Job
Read the lines below. Copy out any that hold the string "this".

--------------------------------------------------

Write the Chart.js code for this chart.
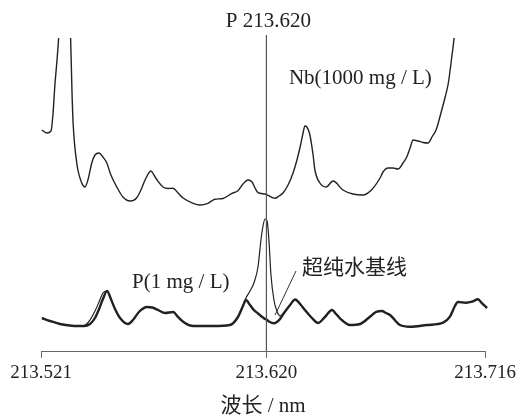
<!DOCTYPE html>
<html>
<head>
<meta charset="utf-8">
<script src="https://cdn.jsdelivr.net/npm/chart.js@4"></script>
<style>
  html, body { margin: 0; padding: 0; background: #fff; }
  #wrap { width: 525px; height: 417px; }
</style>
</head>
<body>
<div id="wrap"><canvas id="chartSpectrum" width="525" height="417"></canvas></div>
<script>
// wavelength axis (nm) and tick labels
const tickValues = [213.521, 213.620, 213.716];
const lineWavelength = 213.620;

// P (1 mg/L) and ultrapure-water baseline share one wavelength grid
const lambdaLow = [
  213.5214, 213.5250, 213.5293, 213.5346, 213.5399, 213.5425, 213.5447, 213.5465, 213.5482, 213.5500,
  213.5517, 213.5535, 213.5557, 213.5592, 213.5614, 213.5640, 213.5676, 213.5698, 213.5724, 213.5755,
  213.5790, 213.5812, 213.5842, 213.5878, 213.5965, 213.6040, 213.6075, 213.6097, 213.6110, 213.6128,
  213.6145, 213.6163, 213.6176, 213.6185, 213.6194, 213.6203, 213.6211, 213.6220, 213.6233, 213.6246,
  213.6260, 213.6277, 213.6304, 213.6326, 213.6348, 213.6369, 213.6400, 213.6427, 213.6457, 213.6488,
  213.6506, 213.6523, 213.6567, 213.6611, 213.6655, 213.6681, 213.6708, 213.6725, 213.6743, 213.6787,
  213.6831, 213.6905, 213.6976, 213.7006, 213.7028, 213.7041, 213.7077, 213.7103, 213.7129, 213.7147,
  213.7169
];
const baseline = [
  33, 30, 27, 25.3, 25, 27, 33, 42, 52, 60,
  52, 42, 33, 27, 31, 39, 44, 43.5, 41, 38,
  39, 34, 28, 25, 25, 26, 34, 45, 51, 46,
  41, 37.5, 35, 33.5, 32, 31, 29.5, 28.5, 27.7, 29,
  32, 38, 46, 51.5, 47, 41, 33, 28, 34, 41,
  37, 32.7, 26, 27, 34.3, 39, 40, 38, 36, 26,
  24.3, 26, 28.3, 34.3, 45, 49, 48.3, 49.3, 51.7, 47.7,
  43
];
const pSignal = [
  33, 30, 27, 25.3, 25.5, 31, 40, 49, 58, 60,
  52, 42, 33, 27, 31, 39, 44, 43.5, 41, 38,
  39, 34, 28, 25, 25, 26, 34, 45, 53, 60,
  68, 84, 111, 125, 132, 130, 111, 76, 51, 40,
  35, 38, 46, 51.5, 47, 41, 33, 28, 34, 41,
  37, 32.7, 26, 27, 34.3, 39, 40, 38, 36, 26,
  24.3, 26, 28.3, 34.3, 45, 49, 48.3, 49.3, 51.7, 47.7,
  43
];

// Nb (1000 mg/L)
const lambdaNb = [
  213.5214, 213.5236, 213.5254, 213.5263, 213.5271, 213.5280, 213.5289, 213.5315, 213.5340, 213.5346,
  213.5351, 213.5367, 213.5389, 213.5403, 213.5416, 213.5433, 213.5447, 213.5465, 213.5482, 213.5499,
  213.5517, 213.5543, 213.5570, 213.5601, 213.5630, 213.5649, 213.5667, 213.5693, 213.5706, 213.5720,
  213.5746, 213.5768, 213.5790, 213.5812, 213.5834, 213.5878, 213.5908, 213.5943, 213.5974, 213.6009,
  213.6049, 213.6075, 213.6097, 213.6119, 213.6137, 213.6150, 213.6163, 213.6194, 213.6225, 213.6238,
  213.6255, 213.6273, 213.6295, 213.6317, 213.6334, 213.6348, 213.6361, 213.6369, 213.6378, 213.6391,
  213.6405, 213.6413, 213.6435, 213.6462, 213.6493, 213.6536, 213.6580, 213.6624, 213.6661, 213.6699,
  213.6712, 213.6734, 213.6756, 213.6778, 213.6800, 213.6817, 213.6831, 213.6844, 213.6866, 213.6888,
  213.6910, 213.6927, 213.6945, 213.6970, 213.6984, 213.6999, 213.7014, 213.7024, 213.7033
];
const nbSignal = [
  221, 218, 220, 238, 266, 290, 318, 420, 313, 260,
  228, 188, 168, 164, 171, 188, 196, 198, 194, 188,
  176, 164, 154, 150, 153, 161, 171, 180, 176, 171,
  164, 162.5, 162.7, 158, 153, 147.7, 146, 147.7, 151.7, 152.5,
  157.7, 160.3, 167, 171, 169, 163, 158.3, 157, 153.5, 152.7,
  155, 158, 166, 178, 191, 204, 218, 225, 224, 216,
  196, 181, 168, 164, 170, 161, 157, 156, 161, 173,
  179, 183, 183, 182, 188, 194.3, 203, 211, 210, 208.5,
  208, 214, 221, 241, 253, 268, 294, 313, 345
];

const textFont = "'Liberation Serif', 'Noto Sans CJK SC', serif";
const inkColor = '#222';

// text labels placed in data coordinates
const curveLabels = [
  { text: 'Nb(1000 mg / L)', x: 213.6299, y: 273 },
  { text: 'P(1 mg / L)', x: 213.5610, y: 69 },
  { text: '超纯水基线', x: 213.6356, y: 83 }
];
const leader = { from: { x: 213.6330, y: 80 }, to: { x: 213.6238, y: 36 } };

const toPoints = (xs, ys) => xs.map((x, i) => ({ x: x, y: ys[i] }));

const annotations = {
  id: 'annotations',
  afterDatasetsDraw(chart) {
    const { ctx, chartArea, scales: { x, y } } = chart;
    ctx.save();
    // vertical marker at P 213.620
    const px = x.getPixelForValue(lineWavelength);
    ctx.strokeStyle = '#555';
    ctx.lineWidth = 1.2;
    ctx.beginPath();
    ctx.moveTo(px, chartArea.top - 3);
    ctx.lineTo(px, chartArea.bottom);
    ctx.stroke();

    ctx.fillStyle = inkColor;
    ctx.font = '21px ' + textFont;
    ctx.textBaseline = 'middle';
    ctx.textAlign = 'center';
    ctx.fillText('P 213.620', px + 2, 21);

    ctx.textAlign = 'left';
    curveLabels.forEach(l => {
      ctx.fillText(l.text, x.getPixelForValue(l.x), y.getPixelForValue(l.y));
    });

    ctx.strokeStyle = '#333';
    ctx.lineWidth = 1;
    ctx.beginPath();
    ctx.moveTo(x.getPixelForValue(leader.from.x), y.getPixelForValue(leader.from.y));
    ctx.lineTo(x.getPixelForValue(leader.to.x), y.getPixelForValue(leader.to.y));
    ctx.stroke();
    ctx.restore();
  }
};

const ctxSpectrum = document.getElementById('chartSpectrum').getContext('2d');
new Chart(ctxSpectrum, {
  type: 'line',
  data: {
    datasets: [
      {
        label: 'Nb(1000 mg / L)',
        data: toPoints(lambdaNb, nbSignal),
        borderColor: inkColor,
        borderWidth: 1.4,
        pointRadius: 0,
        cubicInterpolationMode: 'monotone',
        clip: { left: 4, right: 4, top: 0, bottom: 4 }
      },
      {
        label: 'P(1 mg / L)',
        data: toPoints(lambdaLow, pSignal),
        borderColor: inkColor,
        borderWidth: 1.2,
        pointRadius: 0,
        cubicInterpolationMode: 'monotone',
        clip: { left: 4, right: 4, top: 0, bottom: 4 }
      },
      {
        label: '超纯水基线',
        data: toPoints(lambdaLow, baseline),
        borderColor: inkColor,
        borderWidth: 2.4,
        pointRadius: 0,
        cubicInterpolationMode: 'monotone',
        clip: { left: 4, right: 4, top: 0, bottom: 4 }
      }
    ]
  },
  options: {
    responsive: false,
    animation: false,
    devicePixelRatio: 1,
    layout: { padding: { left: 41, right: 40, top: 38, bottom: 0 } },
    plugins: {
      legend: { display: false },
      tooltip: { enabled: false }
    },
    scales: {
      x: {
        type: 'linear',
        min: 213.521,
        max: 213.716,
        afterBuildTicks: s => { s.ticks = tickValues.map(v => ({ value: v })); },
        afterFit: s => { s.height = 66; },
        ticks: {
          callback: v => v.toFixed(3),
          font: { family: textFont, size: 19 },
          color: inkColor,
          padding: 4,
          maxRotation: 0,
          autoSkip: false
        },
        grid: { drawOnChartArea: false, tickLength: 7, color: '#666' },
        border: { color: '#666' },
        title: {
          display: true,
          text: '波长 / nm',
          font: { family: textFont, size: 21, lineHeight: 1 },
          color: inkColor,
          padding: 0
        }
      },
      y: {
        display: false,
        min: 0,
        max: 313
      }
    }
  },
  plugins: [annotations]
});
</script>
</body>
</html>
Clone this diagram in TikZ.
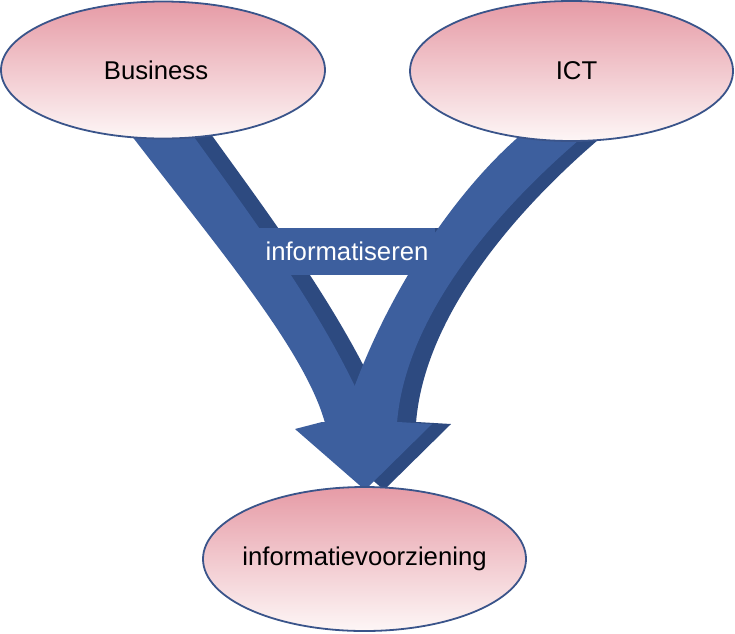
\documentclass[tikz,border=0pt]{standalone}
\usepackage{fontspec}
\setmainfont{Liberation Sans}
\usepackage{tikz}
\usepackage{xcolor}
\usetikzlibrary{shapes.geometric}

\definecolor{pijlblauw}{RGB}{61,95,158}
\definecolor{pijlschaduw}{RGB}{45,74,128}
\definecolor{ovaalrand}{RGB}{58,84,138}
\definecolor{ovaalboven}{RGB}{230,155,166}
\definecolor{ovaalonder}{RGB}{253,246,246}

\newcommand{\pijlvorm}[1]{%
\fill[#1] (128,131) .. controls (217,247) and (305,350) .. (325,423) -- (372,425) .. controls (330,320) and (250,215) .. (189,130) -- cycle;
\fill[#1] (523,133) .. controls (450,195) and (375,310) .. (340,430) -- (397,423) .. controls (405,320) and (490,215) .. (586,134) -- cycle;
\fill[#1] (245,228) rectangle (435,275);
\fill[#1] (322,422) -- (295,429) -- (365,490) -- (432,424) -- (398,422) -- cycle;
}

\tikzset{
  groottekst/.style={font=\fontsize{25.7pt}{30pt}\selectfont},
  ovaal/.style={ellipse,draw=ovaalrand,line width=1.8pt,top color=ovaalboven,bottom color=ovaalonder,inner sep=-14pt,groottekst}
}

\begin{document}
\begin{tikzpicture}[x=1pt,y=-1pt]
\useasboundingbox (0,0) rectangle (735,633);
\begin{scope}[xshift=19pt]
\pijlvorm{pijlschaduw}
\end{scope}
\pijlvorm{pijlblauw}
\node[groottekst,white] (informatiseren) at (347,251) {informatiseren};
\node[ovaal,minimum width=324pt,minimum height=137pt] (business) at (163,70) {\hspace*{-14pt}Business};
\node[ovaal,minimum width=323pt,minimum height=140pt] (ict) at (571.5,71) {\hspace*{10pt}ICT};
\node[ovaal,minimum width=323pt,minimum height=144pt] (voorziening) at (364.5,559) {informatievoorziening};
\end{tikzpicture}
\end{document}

--------------------------------------------------

Task answer
Write the Chart.js code for this chart.
Clone this diagram in TikZ.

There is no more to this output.